Thanks again for the time and effort you took to make this!
Following the definition told in the movie, every country in the world is patriarchal, some more than others (e.g., female genital mutilation in central Africa or mandatory burkhas in the Arabic world). Paradoxically, compared to the rest of the world, England, France, and Germany, (and all their colonies), seem to be the ones with the least oppression. In western Late Medieval Europe, women had as much power, as they have today (in both cases it's actually the most power the women had in all of history, and it hurts me how much people misunderstand the medieval period).
Even though women have much freedom, it's no excuse to create male-centric movies and culture. We should strive to make movies that no matter who the main role is, and if it is more masculine or feminine, the movie should be not about the emotions and experience of a gender, but about the emotions and experience of a human being (no matter if it's woman or man, or any other). It should be seen as such and not warped only because the lead role was a woman and not a man. Though, I still see a great value in making movies that do show how difficult it is for women (or men) to live in a patriarchal society.
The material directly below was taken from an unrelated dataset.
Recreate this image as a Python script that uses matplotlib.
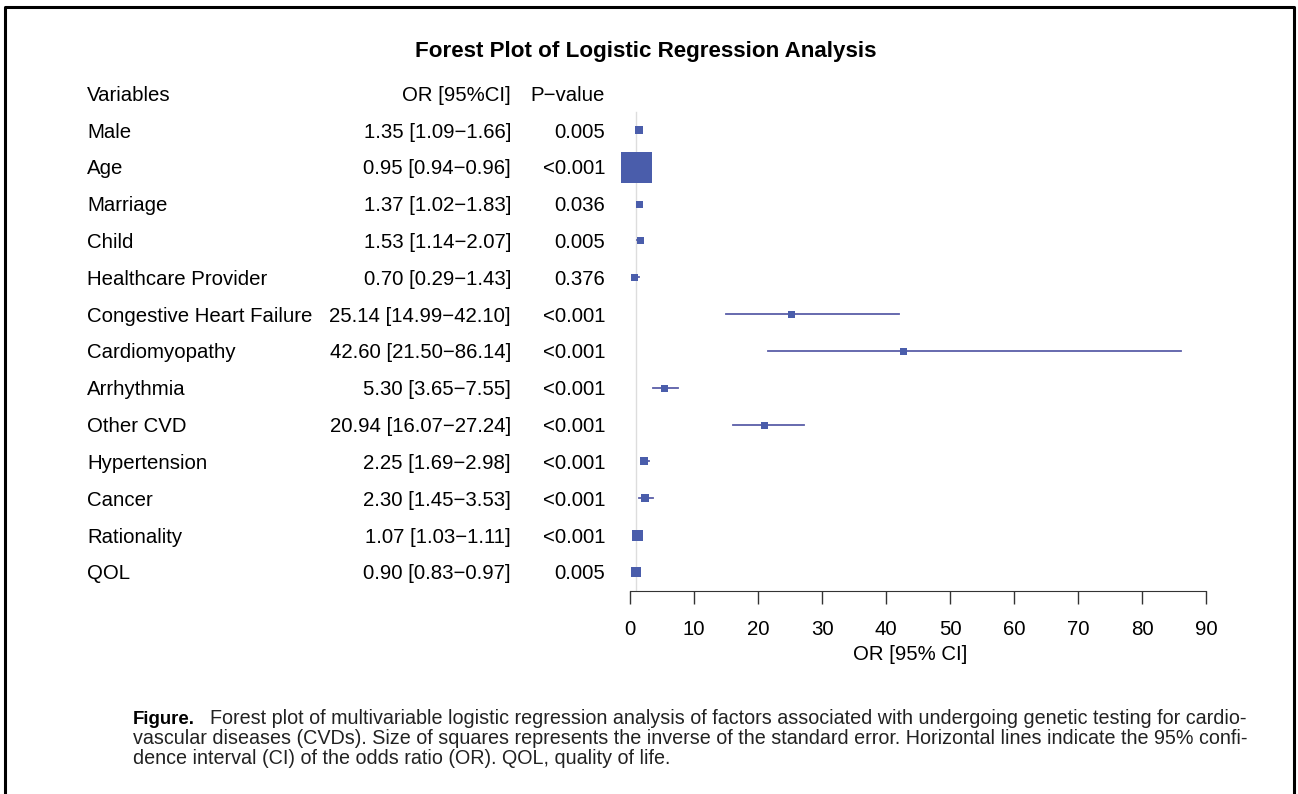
import matplotlib
matplotlib.use("Agg")
import matplotlib.pyplot as plt
import matplotlib.transforms as mtrans
from matplotlib.lines import Line2D

plt.rcParams['font.family'] = ['Liberation Sans', 'DejaVu Sans']

variables = ["Male", "Age", "Marriage", "Child", "Healthcare Provider",
             "Congestive Heart Failure", "Cardiomyopathy", "Arrhythmia",
             "Other CVD", "Hypertension", "Cancer", "Rationality", "QOL"]
odds = [1.35, 0.95, 1.37, 1.53, 0.70, 25.14, 42.60, 5.30, 20.94, 2.25, 2.30, 1.07, 0.90]
lower = [1.09, 0.94, 1.02, 1.14, 0.29, 14.99, 21.50, 3.65, 16.07, 1.69, 1.45, 1.03, 0.83]
upper = [1.66, 0.96, 1.83, 2.07, 1.43, 42.10, 86.14, 7.55, 27.24, 2.98, 3.53, 1.11, 0.97]
pvals = ["0.005", "<0.001", "0.036", "0.005", "0.376", "<0.001", "<0.001",
         "<0.001", "<0.001", "<0.001", "<0.001", "<0.001", "0.005"]
# square side in pixels (inverse of standard error)
box_px = [8, 31, 7, 7, 7, 7, 7, 7, 7, 8, 8, 11, 10]
xticks = [0, 10, 20, 30, 40, 50, 60, 70, 80, 90]

W, H = 1298, 794
fig = plt.figure(figsize=(W / 100, H / 100), dpi=100)

# axes geometry in pixels
ax_l, ax_r, ax_t, ax_b = 560, 1260, 75, 591
x0_px, ppu = 630, 6.4
ax = fig.add_axes([ax_l / W, 1 - ax_b / H, (ax_r - ax_l) / W, (ax_b - ax_t) / H])
ax.set_xlim((ax_l - x0_px) / ppu, (ax_r - x0_px) / ppu)
row0_px, row_sp = 130, 36.83
ax.set_ylim((ax_b - row0_px) / row_sp + 1, (ax_t - row0_px) / row_sp + 1)

for s in ["top", "right", "left"]:
    ax.spines[s].set_visible(False)
ax.spines["bottom"].set_bounds(0, 90)
ax.spines["bottom"].set_color("#333333")
ax.set_yticks([])
ax.set_xticks(xticks)
ax.tick_params(axis="x", length=9, width=1, color="#333333", pad=12, labelsize=14.7)
ax.set_xlabel("OR [95% CI]", fontsize=14.7, labelpad=4)

ymax = ax.get_ylim()[0]
ax.plot([1, 1], [0.5, ymax], color="#dddddd", lw=1, zorder=1)

rows = list(range(1, len(variables) + 1))
for i, r in enumerate(rows):
    ax.plot([lower[i], upper[i]], [r, r], color="#5a5ea8", lw=1.3, zorder=2)
    ax.plot(odds[i], r, marker="s", color="#4a5dab", markersize=box_px[i] * 0.72,
            markeredgewidth=0, zorder=3)

# text columns
fs = 14.7
blend = mtrans.blended_transform_factory(fig.transFigure, ax.transData)
blend = mtrans.offset_copy(blend, fig=fig, y=-2, units="dots")
ax.text(87 / W, 0, "Variables", transform=blend, ha="left", va="center", fontsize=fs)
ax.text(511 / W, 0, "OR [95%CI]", transform=blend, ha="right", va="center", fontsize=fs)
ax.text(605 / W, 0, "P\u2212value", transform=blend, ha="right", va="center", fontsize=fs)
for i, r in enumerate(rows):
    ax.text(87 / W, r, variables[i], transform=blend, ha="left", va="center", fontsize=fs)
    ci = "%.2f [%.2f\u2212%.2f]" % (odds[i], lower[i], upper[i])
    ax.text(511 / W, r, ci, transform=blend, ha="right", va="center", fontsize=fs)
    ax.text(605 / W, r, pvals[i], transform=blend, ha="right", va="center", fontsize=fs)

fig.text(646 / W, 1 - 52 / H, "Forest Plot of Logistic Regression Analysis",
         ha="center", va="center", fontsize=16.1, fontweight="bold")

# frame (left, top, right)
fig.add_artist(Line2D([5 / W, 5 / W, 1294 / W, 1294 / W], [0, 1 - 7 / H, 1 - 7 / H, 0],
                      transform=fig.transFigure, color="black", lw=2.2))

# caption
cap_font = ['Liberation Sans Narrow', 'Liberation Sans', 'DejaVu Sans']
cap_fs = 14.2
lines = ["vascular diseases (CVDs). Size of squares represents the inverse of the standard error. Horizontal lines indicate the 95% confi-",
         "dence interval (CI) of the odds ratio (OR). QOL, quality of life."]
fig.text(133 / W, 1 - 719 / H, "Figure.", ha="left", va="center", fontsize=13.4,
         fontweight="bold", family=cap_font)
fig.text(210 / W, 1 - 719 / H,
         "Forest plot of multivariable logistic regression analysis of factors associated with undergoing genetic testing for cardio-",
         ha="left", va="center", fontsize=cap_fs, family=cap_font, color="#222222")
for k, ln in enumerate(lines):
    fig.text(133 / W, 1 - (739 + 19.5 * k) / H, ln, ha="left", va="center",
             fontsize=cap_fs, family=cap_font, color="#222222")

fig.savefig("out.png", dpi=100)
Regarding the race point. White men oppressing others applies to Western countries, which are majority white, but I think it's more about culture because we can see a history of discrimination by anglo-americans against german-americans, Irish (who were treated like human trash), Italians, and so on. You can see similar oppression in Ethiopia, South Africa, Turkey, Iraq, Iran, Pakistan, China, and so on, where the cultural majority oppresses cultural minorities. I think the situation in America is less about some natural evil tendencies of the white race, and more about the fact, that white Americans are the majority group in the country, especially if you compare this to the rest of the world.